Britten, Emma Hardinge (1823-1899)
Britten, Emma Hardinge (1823-1899)
Inspirational speaker, medium, and early propagandist for Spiritualism. Born in the East End of London, Britten was the daughter of Capt. Floyd, a seafaring man. She demonstrated gifts as musician, singer, and elocutionist at an early age. At the age of 11 she was earning her living as a musical teacher. Under contract to a theatrical company in 1856, she went to America where she performed on Broadway and elsewhere in New York City. Through the mediumship of Ada Hoyt (Mrs. Coan), she converted to Spiritualism, developed her own psychic powers, and sat publicly for the Society for the Diffusion of Spiritual Knowledge in New York. Her mediumistic gifts included automatic writing, psychometry, occasional healing, prophecy, and inspirational speaking, which disclosed great erudition. As was common at the time, she spoke extempore on a subject generally chosen by a committee from the audience.
In the early history of spirit return, Britten furnished one of the better attested cases. After the mail steamer Pacific sank in the high seas, a member of the crew possessed her body in trance and disclosed the facts of the tragedy. Britten was threatened with prosecution by the owners of the steamer when the story was made public, but it was found to be true.
In 1865 she went back to England, But returned to New York in 1869 to meet with publishers about a book she was writing. In the voyage from England, dhe met her future husband, William Britten, with whom she began an occult magazine, The Western Star. A fire ended that effort.
Britten is best remembered today, not as a medium but as a spokesperson and advocate of Spiritualism, for which she traveled widely across North America and the British Empire. In Manchester, England, she founded and for five years edited Two Worlds, long a prominent Spiritualist magazine. Her two chronicles of emergent Spiritualism, Modern American Spiritualism (1870) and Nineteenth-Century Miracles (1884) became important sources for understanding the origin and spread of the movement worldwide. Among her other writings, Ghost Land; or, Researches into the Mysteries of Occultism (1876) and her translation and editing of the anonymous Art Magic (1875) were most important. She also for a time edited the American periodical Western Star (1872) and the British publication Unseen Universe (1892-93).

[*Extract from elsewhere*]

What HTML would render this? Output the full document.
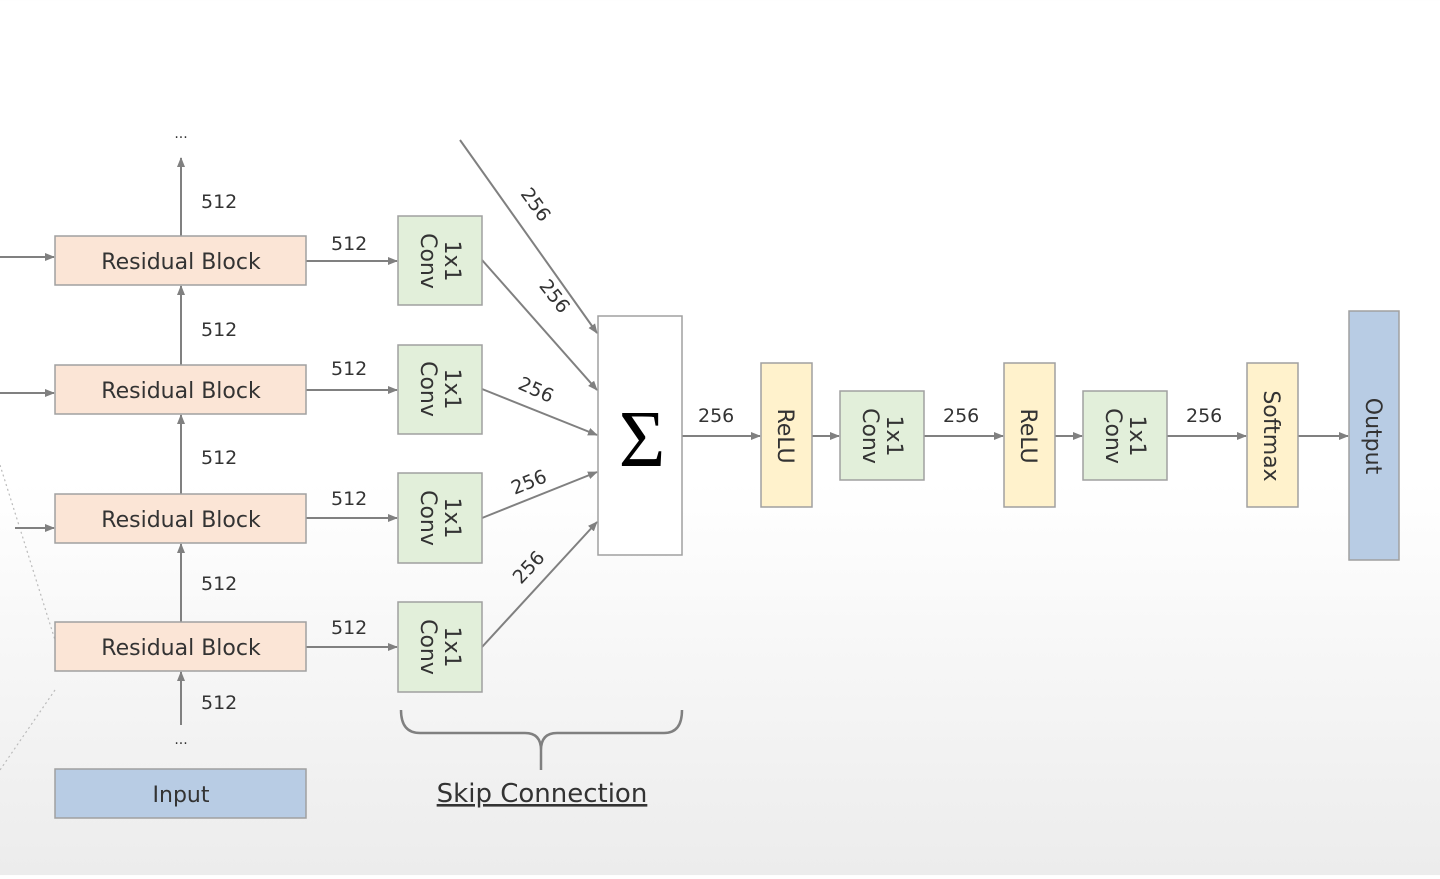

Her early musical talent reemerged in a number of musical compositions and songs written under the name Ernest Reinhold.
Britten was also among the founders of the Theosophical Society in New York in 1875, but soon severed her connection with Helena Petrovna Blavatsky. Britten's life is told in a biography edited by her sister, Margaret Wilkinson.
She died in England October 2, 1899. The Britten Memorial Institute and Library and the Britten Memorial Museum were named in her honor.
Sources:
[Britten, Emma Hardinge.] Art Magic. Boston, 1875. Re-print, Chicago: Progressive Thinker Publishing House, 1898.
——. Ghost Land; or, Researches into the Mysteries of Occultism. Chicago: Progressive Thinker Publishing House, 1897.
——. Modern American Spiritualism. New York, 1870. Re-print, New Hyde Park, N.Y.: University Books, 1970.
——. Nineteenth-Century Miracles. New York: William Britten, 1884.